Once freed up, the funds will be used for retirees, namely to meet USPS’ obligation to fully finance retirees’ health insurance to the tune of $5.5 billion a year -- a huge millstone, given declining revenues. The relief will give USPS much needed breathing room. But the quick fix is just a temporary lifeline.
Long term, major changes are in the works. In a year or so, Congress will give USPS the leeway to remake its business model to fit the new realities. “It needs to downsize total infrastructure by about half, since facilities can handle about 300 billion pieces of mail a year, but volume is trending down to 150 billion,” says Anthony Conway, executive director of the Alliance of Nonprofit Mailers and a former Postal Service executive.
The number of post offices will be cut from around 36,000 branches now, which is more than the total of McDonald’s, Starbucks and Walmart stores in the U.S. Expect a few thousand outlets and their federally owned land to be sold to local developers. Shuttered branches will be replaced by postal counters and kiosks in neighborhood supermarkets, pharmacies, shopping malls and other retail centers. About 270 gigantic mail handling facilities also face consolidation.
But plans to form an independent commission to decide closings won’t fly.

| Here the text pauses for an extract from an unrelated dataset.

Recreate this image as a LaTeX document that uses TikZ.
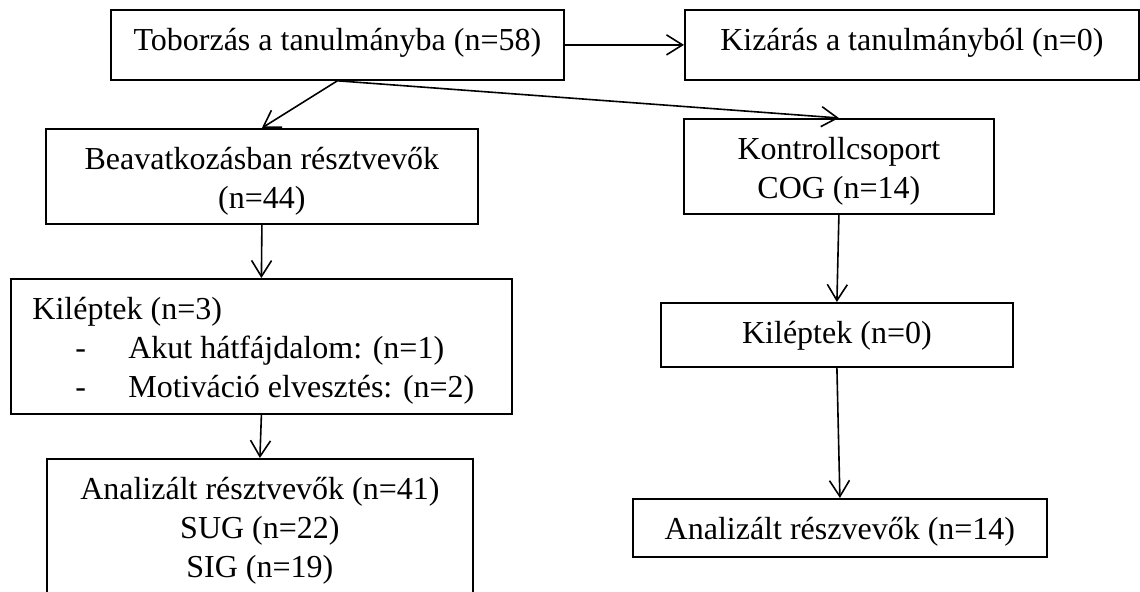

Members of Congress grumble that they have little clout with a similar panel that decides military base closings, says Gene Del Polito, president of the Association for Postal Commerce, a trade group. So lawmakers will make sure they have a bigger role in overseeing USPS’ plans to shut facilities.
Five-day-a-week pickups and deliveries are on tap in sparsely populated areas by mid-decade or so. Big cities and surrounding suburbs will retain six-day service.
Negotiations with postal unions will shave overall costs, too. Trimming salaries and benefits and increasing the use of part-time workers could allow the Postal Service to cut annual operating costs by about $500 million. Other modifications: Mailing wine, beer and spirits after Congress lifts the current ban on doing so. Plus allowing businesses to advertise and place vending machines in post offices.
Still, additional rate hikes are certain in coming years, further pushing mailers into the arms of competitors and contributing to the downward spiral in mail volume. Though mailers dodged a January 2011 hike of 5% to 6%, a substantial rate increase is likely late next year.